§ Records supplied
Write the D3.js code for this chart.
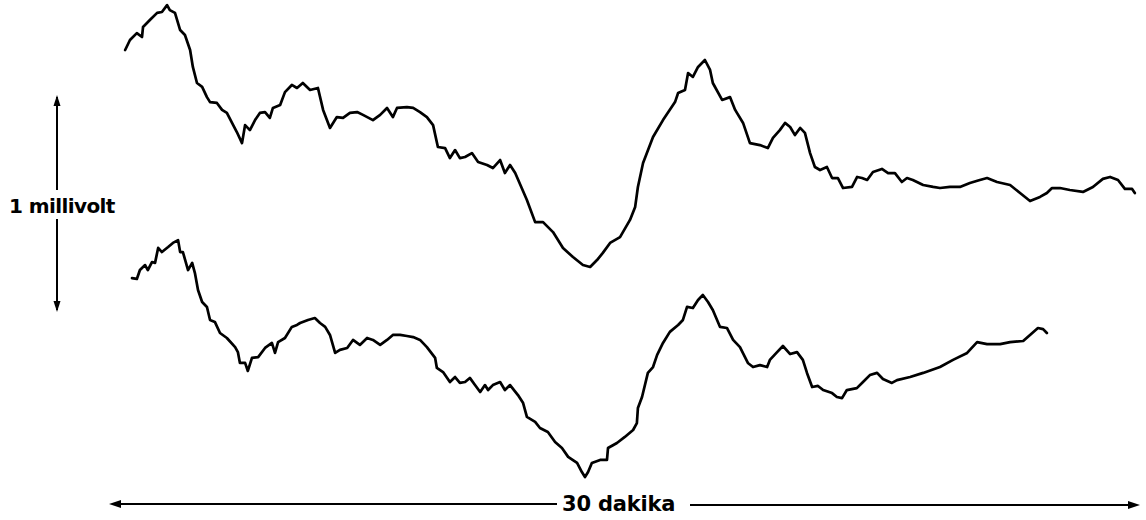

--

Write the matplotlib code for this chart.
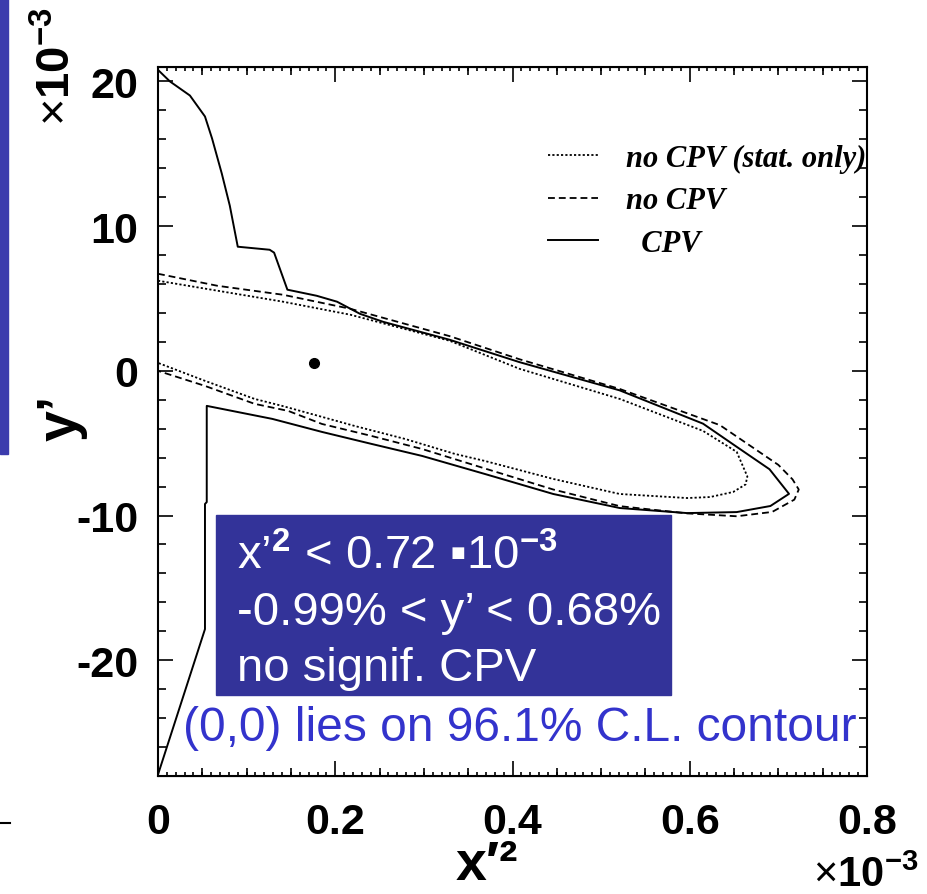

--

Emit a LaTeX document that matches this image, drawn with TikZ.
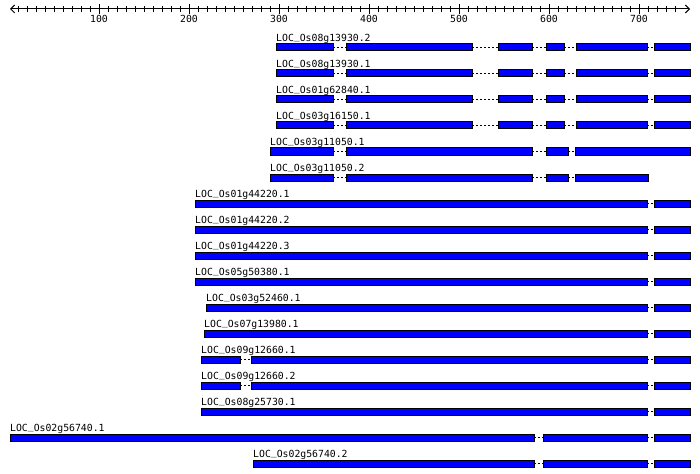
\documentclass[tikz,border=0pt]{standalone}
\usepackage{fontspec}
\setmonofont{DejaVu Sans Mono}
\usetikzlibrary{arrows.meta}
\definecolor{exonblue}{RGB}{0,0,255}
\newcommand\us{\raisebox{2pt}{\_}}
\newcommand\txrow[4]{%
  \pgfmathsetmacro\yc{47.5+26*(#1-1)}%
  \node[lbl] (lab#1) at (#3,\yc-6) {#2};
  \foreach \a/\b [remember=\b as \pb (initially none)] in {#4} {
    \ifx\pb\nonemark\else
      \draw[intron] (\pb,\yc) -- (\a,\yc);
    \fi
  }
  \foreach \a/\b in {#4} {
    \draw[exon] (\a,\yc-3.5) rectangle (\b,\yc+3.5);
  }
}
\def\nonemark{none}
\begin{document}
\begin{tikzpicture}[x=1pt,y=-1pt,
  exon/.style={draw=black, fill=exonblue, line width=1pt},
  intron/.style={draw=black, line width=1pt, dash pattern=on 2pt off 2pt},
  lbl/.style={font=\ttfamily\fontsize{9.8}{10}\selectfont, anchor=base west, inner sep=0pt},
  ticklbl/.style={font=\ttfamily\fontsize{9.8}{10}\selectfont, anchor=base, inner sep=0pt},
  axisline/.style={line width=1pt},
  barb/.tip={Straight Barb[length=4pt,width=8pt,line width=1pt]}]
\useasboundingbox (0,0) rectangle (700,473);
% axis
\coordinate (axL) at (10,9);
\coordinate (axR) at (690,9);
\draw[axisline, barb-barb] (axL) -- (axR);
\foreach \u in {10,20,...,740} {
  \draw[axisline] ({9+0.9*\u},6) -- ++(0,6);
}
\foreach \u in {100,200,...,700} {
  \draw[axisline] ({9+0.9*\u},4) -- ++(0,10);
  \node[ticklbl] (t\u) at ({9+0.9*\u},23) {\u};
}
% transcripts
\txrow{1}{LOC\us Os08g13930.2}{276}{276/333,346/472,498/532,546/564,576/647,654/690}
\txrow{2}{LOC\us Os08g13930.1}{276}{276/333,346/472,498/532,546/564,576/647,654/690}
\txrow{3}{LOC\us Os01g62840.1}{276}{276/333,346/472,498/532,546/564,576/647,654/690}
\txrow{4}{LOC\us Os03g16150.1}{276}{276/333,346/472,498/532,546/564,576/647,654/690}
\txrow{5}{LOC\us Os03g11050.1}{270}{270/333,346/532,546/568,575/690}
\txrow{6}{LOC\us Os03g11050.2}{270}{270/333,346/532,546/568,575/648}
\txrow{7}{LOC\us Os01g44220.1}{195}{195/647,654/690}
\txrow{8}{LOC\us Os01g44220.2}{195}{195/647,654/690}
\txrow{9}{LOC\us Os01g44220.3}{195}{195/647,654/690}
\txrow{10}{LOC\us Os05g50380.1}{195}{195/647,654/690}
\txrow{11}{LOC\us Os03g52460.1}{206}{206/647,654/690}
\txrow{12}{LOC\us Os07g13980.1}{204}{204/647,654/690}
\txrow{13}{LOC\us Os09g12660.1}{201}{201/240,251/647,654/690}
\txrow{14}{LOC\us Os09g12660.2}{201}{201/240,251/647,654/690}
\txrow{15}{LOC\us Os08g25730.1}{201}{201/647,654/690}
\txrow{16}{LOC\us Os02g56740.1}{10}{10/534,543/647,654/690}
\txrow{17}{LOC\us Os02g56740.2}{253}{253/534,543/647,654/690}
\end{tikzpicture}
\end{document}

§ Exercise description
Where a line of the material above holds the string "chart", copy that line.

§ Answer to the task
Write the D3.js code for this chart.
Write the matplotlib code for this chart.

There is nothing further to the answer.